§ Supplied information:
◇ ◇ ◇ ◇ ◇ ◇ ◇

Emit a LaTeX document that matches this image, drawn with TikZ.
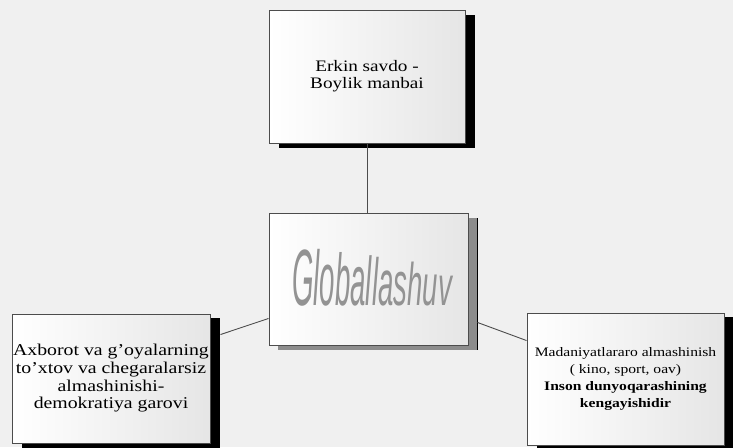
\documentclass[tikz,border=0pt]{standalone}
\usepackage{fontspec}
\usepackage{graphicx}
\setmainfont{Liberation Serif}
\newfontfamily\glfont{Liberation Sans}
\usetikzlibrary{shadows,calc}
\definecolor{gr1}{gray}{.94}
\definecolor{gr2}{gray}{.55}
\definecolor{edge}{gray}{.3}
\newcommand\wideln[1]{\scalebox{1.2}[1]{#1}}
\tikzset{
  box/.style={draw=edge, line width=.9pt, left color=white, right color=gray!20,
    inner sep=1pt, align=center, minimum width=197pt, minimum height=132pt,
    drop shadow={shadow xshift=10pt, shadow yshift=-5pt, fill=black, opacity=1}},
  greybox/.style={box, drop shadow={shadow xshift=9pt, shadow yshift=-5pt, fill=gr2, opacity=1}},
  link/.style={draw=edge, line width=.9pt},
  letter/.style={anchor=base west, inner sep=0, outer sep=0, text=gray!85,
    font=\glfont\itshape\fontsize{40}{40}\selectfont}
}

\begin{document}
\begin{tikzpicture}[x=1pt, y=-1pt]
    \clip (0, 0) rectangle (733, 447);
    \fill[gr1] (0, 0) rectangle (733, 447);
    % boxes
    \node[box, minimum width=196pt, minimum height=133pt, font=\fontsize{16}{17}\selectfont]
        (trade) at (367, 76.5) {\wideln{Erkin savdo -}\\\wideln{Boylik manbai}};
    \node[greybox, minimum width=199pt] (glob) at (368.5, 279) {};
    \node[box, minimum width=198pt, minimum height=129pt, font=\fontsize{16.5}{17.7}\selectfont,
        drop shadow={shadow xshift=10pt, shadow yshift=-4pt, fill=black, opacity=1}]
        (info) at (111, 378.5) {\wideln{Axborot va g'oyalarning}\\\wideln{to'xtov va chegaralarsiz}\\
        \wideln{almashinishi-}\\\wideln{demokratiya garovi}};
    \node[box, font=\fontsize{13}{17}\selectfont,
        drop shadow={shadow xshift=10pt, shadow yshift=-4pt, fill=black, opacity=1}]
        (culture) at (625.5, 379) {\wideln{Madaniyatlararo almashinish}\\\wideln{( kino, sport, oav)}\\
        \wideln{\textbf{Inson dunyoqarashining}}\\\wideln{\textbf{kengayishidir}}};
    % word art
    \node[inner sep=0] (g0) at ($(glob.west)+(23, 26)$) {};
    \foreach \ch [count=\i, remember=\i as \j (initially 0), evaluate=\i as \s using 2.05-.055*\i]
        in {G,l,o,b,a,l,l,a,s,h,u,v}
        \node[letter] (g\i) at (g\j.base east) {\scalebox{.69}[\s]{\ch}};
    % connectors
    \draw[link] (trade.south) -- (trade.south |- glob.north);
    \draw[link] ($(glob.south west)+(0, -27)$) -- ($(info.north east)+(10, 21)$);
    \draw[link] ($(glob.south east)+(9, -23)$) -- ($(culture.north west)+(0, 28)$);
\end{tikzpicture}
\end{document}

◇ ◇ ◇ ◇ ◇ ◇ ◇

Reproduce the listing word for word and omit its pictures.

§ Problem solution:
Emit a LaTeX document that matches this image, drawn with TikZ.
\documentclass[tikz,border=0pt]{standalone}
\usepackage{fontspec}
\usepackage{graphicx}
\setmainfont{Liberation Serif}
\newfontfamily\glfont{Liberation Sans}
\usetikzlibrary{shadows,calc}
\definecolor{gr1}{gray}{.94}
\definecolor{gr2}{gray}{.55}
\definecolor{edge}{gray}{.3}
\newcommand\wideln[1]{\scalebox{1.2}[1]{#1}}
\tikzset{
  box/.style={draw=edge, line width=.9pt, left color=white, right color=gray!20,
    inner sep=1pt, align=center, minimum width=197pt, minimum height=132pt,
    drop shadow={shadow xshift=10pt, shadow yshift=-5pt, fill=black, opacity=1}},
  greybox/.style={box, drop shadow={shadow xshift=9pt, shadow yshift=-5pt, fill=gr2, opacity=1}},
  link/.style={draw=edge, line width=.9pt},
  letter/.style={anchor=base west, inner sep=0, outer sep=0, text=gray!85,
    font=\glfont\itshape\fontsize{40}{40}\selectfont}
}

\begin{document}
\begin{tikzpicture}[x=1pt, y=-1pt]
    \clip (0, 0) rectangle (733, 447);
    \fill[gr1] (0, 0) rectangle (733, 447);
    % boxes
    \node[box, minimum width=196pt, minimum height=133pt, font=\fontsize{16}{17}\selectfont]
        (trade) at (367, 76.5) {\wideln{Erkin savdo -}\\\wideln{Boylik manbai}};
    \node[greybox, minimum width=199pt] (glob) at (368.5, 279) {};
    \node[box, minimum width=198pt, minimum height=129pt, font=\fontsize{16.5}{17.7}\selectfont,
        drop shadow={shadow xshift=10pt, shadow yshift=-4pt, fill=black, opacity=1}]
        (info) at (111, 378.5) {\wideln{Axborot va g'oyalarning}\\\wideln{to'xtov va chegaralarsiz}\\
        \wideln{almashinishi-}\\\wideln{demokratiya garovi}};
    \node[box, font=\fontsize{13}{17}\selectfont,
        drop shadow={shadow xshift=10pt, shadow yshift=-4pt, fill=black, opacity=1}]
        (culture) at (625.5, 379) {\wideln{Madaniyatlararo almashinish}\\\wideln{( kino, sport, oav)}\\
        \wideln{\textbf{Inson dunyoqarashining}}\\\wideln{\textbf{kengayishidir}}};
    % word art
    \node[inner sep=0] (g0) at ($(glob.west)+(23, 26)$) {};
    \foreach \ch [count=\i, remember=\i as \j (initially 0), evaluate=\i as \s using 2.05-.055*\i]
        in {G,l,o,b,a,l,l,a,s,h,u,v}
        \node[letter] (g\i) at (g\j.base east) {\scalebox{.69}[\s]{\ch}};
    % connectors
    \draw[link] (trade.south) -- (trade.south |- glob.north);
    \draw[link] ($(glob.south west)+(0, -27)$) -- ($(info.north east)+(10, 21)$);
    \draw[link] ($(glob.south east)+(9, -23)$) -- ($(culture.north west)+(0, 28)$);
\end{tikzpicture}
\end{document}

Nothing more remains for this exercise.